By Ellis Harms
I often sit alone in the “courtyard” here in this place and say to myself, “What am I doing here?” “How did I get here in the middle of Sacramento?” I guess I have to remember my former life in Paradise, to answer these questions. Our house was burned to the ground – only ashes left – hard as it is to forget, I have to relive it to tell this story!! Arlene, my faithful wife of 67 years and I had lived in our beloved town of Paradise, built our own home, had lived in Paradise for 58 years – raised 3 wonderful kids, where shall I begin? My life is a series of miracles – one of which is how we moved from Lancaster Circle on Bille Road to our little 2 room cabin at 7125 Clark Rd and lived in it for 2 ½ years with 3 kids. We had moved from Southern California in 1960 when I got the job as Principal of the large Elementary School. I was the only new person on the staff (another story). Gale was 7 years old, Neil 5, and Dawn 1 year old.
I look around the courtyard, about one half the length of a football field, I sit by the huge oak tree around which is the cement pathway, the courtyard is well-groomed. I admire the tall grass and flowers and often see busy little squirrels under the huge oak...
We got the evacuation call on the land line phone at 8:30 a.m. in Paradise. I often wonder who called us. It so happened that Gale, our oldest, was at our house when we got the call. She was organizing her mother’s medication and making arrangements for her continued care when we got the evacuation call, 8:30 a.m. November 8, 2018, Gale’s 65th birthday.
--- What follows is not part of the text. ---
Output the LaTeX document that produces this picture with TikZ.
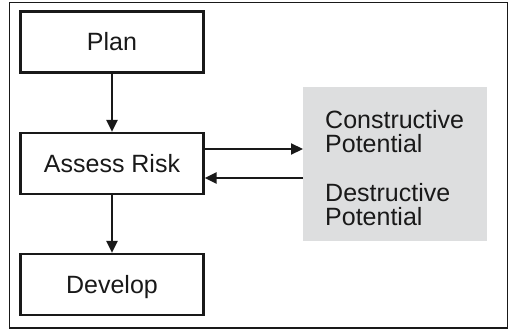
\documentclass[tikz,border=0pt]{standalone}
\usepackage{fontspec}
\setmainfont{Liberation Sans}
\usetikzlibrary{arrows.meta}
\definecolor{panel}{RGB}{221,222,223}
\definecolor{ink}{RGB}{25,25,25}
\begin{document}
\begin{tikzpicture}[x=1pt,y=-1pt,
  stagebox/.style={draw=ink,line width=2.2pt,minimum width=183pt,minimum height=61pt,inner sep=0pt,text height=18pt,text depth=0pt,font=\fontsize{25}{24}\selectfont,text=ink},
  flow/.style={draw=ink,line width=2.2pt,-{Triangle[length=12pt,width=11pt]}},
  tag/.style={font=\fontsize{25}{24}\selectfont,text=ink,align=left,anchor=base west,inner sep=0pt}]
\useasboundingbox (0,0) rectangle (509,329);
\draw[ink,line width=1.4pt] (9.5,2.5) rectangle (507.5,328);
\node[stagebox] (plan) at (112,42) {Plan};
\node[stagebox] (assess) at (112,163.5) {Assess Risk};
\node[stagebox] (develop) at (112,284.5) {Develop};
\node[fill=panel,minimum width=184pt,minimum height=154pt,inner sep=0pt,anchor=north west] (panel) at (303,87) {};
\node[tag] (cons) at (325,152) {Constructive\\Potential};
\node[tag] (dest) at (325,225) {Destructive\\Potential};
\draw[flow] (plan) -- (assess);
\draw[flow] (assess) -- (develop);
\draw[flow] (assess.east |- 0,149) -- (panel.west |- 0,149);
\draw[flow] (panel.west |- 0,178) -- (assess.east |- 0,178);
\end{tikzpicture}
\end{document}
Arlene had just gotten out of rehab the day before after months with a rare chemical imbalance. I didn’t take the evacuation call too seriously. I thought I’d be back, after all thousands of people had been evacuated from their homes a few months earlier when there was trouble with the Spillway at Oroville Dam. All the evacuees were eventually returned home and living “safe and sound”.
Arlene and I had purchased the cabin and 1/7 acres on Clark Road in 1961 and moved into it with our 3 kids. It seemed like pioneering; the kids didn’t want to move when it was time to transfer to the addition we’d built on the back of the cabin. It was so cozy. We had been told the cabin was too good to tear down. It would be too hard to move it so to build on seemed the best solution to expanding. We contracted a draftsman to draw plans of a new house to be built on the back of the cabin. He drew up the plans but only went to dining room and living room. Since we’d asked for a sunken living room it seemed too much for him. I took over and sketched plans for bookshelves around a massive stone fireplace and windows in living room. We had a very creative builder who barely looked at plans for building. The beamed ceiling ended up being 18 feet high. We built out of Pecky Cedar, a far low-quality lumber but we loved it. It was difficult to find long boards without holes. I let the builder pick out boards for kitchen but thought he made it too pecky, so I chose all boards for living room. We brought in all rocks for fireplace from nearby Sawmill Peak. We used slate for entrance that was found by creek up in Feather Canyon – we only polished the slate entrance once – it always seemed polished on its own.
I questioned how much window space to include as the cabin had small old-fashioned windows and always seemed dark.
As usual, I see the problem in writing this “Blog” is not what to include but what to leave out. And I haven’t even mentioned my garden which of course was burned up too! I almost hated to lose my garden as much as the house! All those plants were my friends. I always watered by hand as I wanted to “talk” to each plant.
I have so many little stories related to building – shall I tell story of Arlene and me staying up all night, putting white stain over entire living room walls which we’d found depressing as painters left it.
Shall I tell story of bringing all rocks in pickup truck for fireplace. We had 2 flats on one trip.
Shall I tell story of glass man putting huge slabs of glass windows I’d designed. He called it Belgian Glass. Arlene and I were always impressed they never broke as whole wall wobbled when door was closed heavily.
Shall I tell story of big box in which sliding glass door came in. I put it on top of debris going to dump in pickup. I put 9-year-old son Neil on top. The wind tipped the huge piece of cardboard and boy on ground. Neil consequently lost front teeth – We spent much time in hospital and orthodontist office.
Shall I tell story of stained-glass window by front door and sea life we’d gathered from ocean dump. We found a man who specialized in installing stained glass windows. He helped!
Shall I tell story of little tin lantern that hung by front door we’d bought at Mexican Border as Mexicans tried to sell to each car.
On and on – endless –
Will close this saying we had several nice compliments on finished product. One person said coming into our living room was a sanctuary. Another skilled architect said it was “most intelligent use of wood he’d witnessed.”
Oh yeah – there’s the story of having the whole place carpeted and not liking the color. The saleslady found the swatch we’d chosen from had become faded and dirty. She replaced the whole house full of carpet! Free!
Shall I tell story of large coffee table I went down to lumber company and ordered several pieces cut. It served as coffee table for years.
Shall I tell about world map hanging over dining table – an idea brought from superintendent’s home in Moorpark where I first taught!